Tom Sherrington, an educational consultant, author of the Teacherhead.com website and the book, The Learning Rainforest, warned school and academy leaders and governors to ensure that children are not permanently excluded for frivolous reasons and certainly not because their parents are behaving badly. “You can’t permanently exclude a child because of his/her parents. They are pinball kids struggling with life,” he said. Yet, the number of youngsters (problematic, no doubt), who are vulnerable – broken fragments of our society – continue to be turfed out of institutions for a variety of reasons and not just because they present behavioural difficulties.
The Royal Society of Arts (RSA) and the Betty Messenger Charitable Foundation have been running a project on the Pinball Kids (since the autumn of 2018) to understand better what is driving up the number of exclusions and searching for a panacea to cure this social and educational pandemic. If you are interested you can contact the RSA at RSA.Pinballkids@rsa.org.uk.

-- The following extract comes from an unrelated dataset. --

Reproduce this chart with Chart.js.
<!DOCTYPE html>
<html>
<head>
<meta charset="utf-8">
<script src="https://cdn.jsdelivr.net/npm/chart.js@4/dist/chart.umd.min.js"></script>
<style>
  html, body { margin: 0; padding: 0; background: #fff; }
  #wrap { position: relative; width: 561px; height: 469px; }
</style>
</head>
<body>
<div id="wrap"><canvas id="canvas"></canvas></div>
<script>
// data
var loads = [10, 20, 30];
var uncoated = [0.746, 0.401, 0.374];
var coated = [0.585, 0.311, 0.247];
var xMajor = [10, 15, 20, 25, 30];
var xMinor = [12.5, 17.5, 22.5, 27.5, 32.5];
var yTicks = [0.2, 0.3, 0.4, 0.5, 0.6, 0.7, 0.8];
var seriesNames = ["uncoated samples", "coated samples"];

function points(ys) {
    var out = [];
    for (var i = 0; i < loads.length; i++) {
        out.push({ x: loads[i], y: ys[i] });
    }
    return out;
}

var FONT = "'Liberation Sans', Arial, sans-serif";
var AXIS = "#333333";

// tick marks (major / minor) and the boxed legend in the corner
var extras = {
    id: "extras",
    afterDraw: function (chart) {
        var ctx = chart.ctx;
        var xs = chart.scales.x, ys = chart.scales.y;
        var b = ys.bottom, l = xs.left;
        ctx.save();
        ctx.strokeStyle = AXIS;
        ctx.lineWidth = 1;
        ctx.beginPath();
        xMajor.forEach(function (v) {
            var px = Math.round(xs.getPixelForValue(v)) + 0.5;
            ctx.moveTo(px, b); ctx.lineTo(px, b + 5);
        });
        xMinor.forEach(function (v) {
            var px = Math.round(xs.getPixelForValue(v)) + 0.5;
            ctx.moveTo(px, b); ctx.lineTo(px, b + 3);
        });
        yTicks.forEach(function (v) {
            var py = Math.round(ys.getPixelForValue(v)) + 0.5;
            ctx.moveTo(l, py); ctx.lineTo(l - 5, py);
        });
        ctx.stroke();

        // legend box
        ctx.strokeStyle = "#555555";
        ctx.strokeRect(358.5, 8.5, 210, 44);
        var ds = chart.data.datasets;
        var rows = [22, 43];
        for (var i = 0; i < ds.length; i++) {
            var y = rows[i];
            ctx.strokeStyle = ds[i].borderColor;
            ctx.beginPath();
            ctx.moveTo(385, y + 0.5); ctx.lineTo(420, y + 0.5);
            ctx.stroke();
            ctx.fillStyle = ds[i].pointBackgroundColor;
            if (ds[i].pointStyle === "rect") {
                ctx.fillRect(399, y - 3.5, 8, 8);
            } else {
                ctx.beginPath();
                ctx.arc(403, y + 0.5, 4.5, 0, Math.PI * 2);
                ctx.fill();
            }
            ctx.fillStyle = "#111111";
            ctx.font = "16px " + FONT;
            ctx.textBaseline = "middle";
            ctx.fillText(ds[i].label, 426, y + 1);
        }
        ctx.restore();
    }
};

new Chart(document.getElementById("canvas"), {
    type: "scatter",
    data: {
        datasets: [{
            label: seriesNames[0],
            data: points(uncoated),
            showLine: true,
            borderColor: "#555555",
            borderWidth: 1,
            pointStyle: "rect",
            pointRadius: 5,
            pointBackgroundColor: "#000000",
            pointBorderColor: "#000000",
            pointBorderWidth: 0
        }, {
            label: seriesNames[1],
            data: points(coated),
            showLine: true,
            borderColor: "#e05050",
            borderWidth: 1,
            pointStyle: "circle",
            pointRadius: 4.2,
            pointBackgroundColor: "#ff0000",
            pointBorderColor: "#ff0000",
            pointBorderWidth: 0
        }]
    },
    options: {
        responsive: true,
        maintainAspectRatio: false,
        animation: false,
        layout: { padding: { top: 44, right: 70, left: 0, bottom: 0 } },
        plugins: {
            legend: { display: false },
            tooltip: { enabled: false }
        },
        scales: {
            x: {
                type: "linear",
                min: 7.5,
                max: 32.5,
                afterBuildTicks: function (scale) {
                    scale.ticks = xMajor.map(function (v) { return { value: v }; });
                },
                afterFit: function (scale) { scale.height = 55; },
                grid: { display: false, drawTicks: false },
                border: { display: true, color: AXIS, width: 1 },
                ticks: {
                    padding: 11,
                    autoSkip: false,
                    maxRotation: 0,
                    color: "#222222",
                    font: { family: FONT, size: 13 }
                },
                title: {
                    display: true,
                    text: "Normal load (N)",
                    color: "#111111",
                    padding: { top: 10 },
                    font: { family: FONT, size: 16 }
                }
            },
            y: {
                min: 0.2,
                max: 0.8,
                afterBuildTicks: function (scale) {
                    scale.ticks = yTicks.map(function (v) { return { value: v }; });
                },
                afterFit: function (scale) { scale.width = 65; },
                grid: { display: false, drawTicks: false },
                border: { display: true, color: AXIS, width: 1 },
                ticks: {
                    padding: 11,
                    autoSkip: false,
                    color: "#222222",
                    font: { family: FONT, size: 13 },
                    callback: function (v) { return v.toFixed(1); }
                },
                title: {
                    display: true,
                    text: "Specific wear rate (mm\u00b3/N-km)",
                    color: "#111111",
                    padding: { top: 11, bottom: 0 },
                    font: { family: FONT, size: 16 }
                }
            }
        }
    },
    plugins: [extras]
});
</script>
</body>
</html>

From 2013 to 2018, the number of exclusions rose by 60% in England’s schools and academies. In the academic year 2017/18, 42 pupils per school/academy were excluded. Laura Partridge of the RSA in her blog pointed out that “the school system disproportionately excludes pupils with special educational needs, who have grown up in poverty, who have a social worker and from certain ethnic minority groups”. She added: “Children who the system should hold on to are being let go and let down. Being excluded from school has negative consequences for the rest of a child’s life.”